È un intermezzo che introduce dentro la polemica politica una nota affettiva, privata, di comune umanità. L’autore ha così preparato la seconda parte del dialogo con Farinata. Che è già fatto riapparire come “magnanimo”, dall’animo grande, che però di quei fatti tragici non ha più una memoria orgogliosa e sprezzante, ma tormentata: “ciò mi tormenta più che questo letto”. La morte rivela la comune umanità degli avversari politici. Farinata non ha più voglia di esultare, sa bene che il suo interlocutore sarà (ma già lo è, nella dimensione presente dell’autore) un’altra vittima di una politica esacerbata: tu saprai quanto pesa l’arte del tornare in patria. Gli predice, nella finzione narrativa, l’esilio che è già carne e sangue della vita di Dante.

Farinata medita sulla politica: vede i suoi discendenti – e contemporanei di Dante – ancora maltrattati dai guelfi al potere e si chiede perché. Perché la vendetta? Perché quel popolo è così crudele verso i miei? Per vendetta, risponde Dante. Per vendetta. Ma Farinata ha ancora la possibilità di dire che egli amava la sua patria, e non volle che fosse distrutta dai pisani suoi alleati. La patria è la patria, e resta tale chiunque sia al potere. Guelfi o ghibellini si è sempre fiorentini. Questo sta celebrando Dante nella figura di Farinata: la nobiltà d’animo di un capo politico che è stato capace di tenere la propria patria al di qua di qualsiasi logica vendicativa. Che non ha identificato la patria con la “parte”. E che oggi, nell’oggi del testo, è capace di tornare sui suoi passi e meditare sulla degenerazione subita dalla vita politica del suo tempo.

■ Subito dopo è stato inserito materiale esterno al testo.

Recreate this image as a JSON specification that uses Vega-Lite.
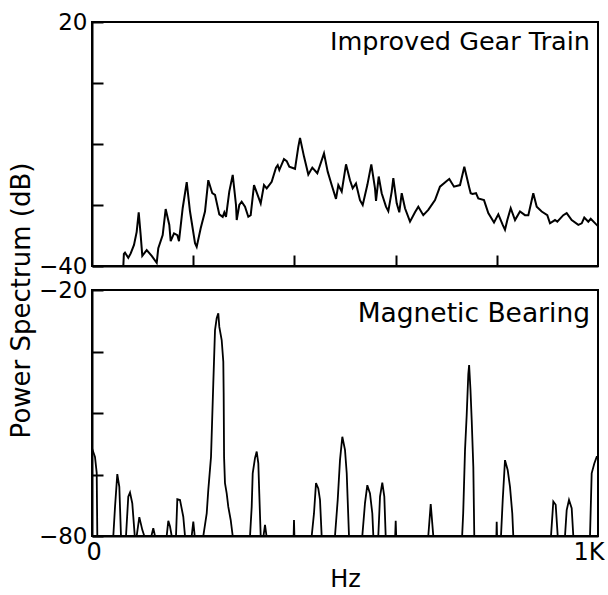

Ma è del tutto evidente che la meditazione di Farinata non è altro che la meditazione del poeta, che non riconosce più alla lotta politica la lealtà, il rispetto umano, la dignità che le sarebbero necessari per poter contribuire al progresso di tutti.

Che Dante stia parlando ancora oggi può anche essere del tutto omesso.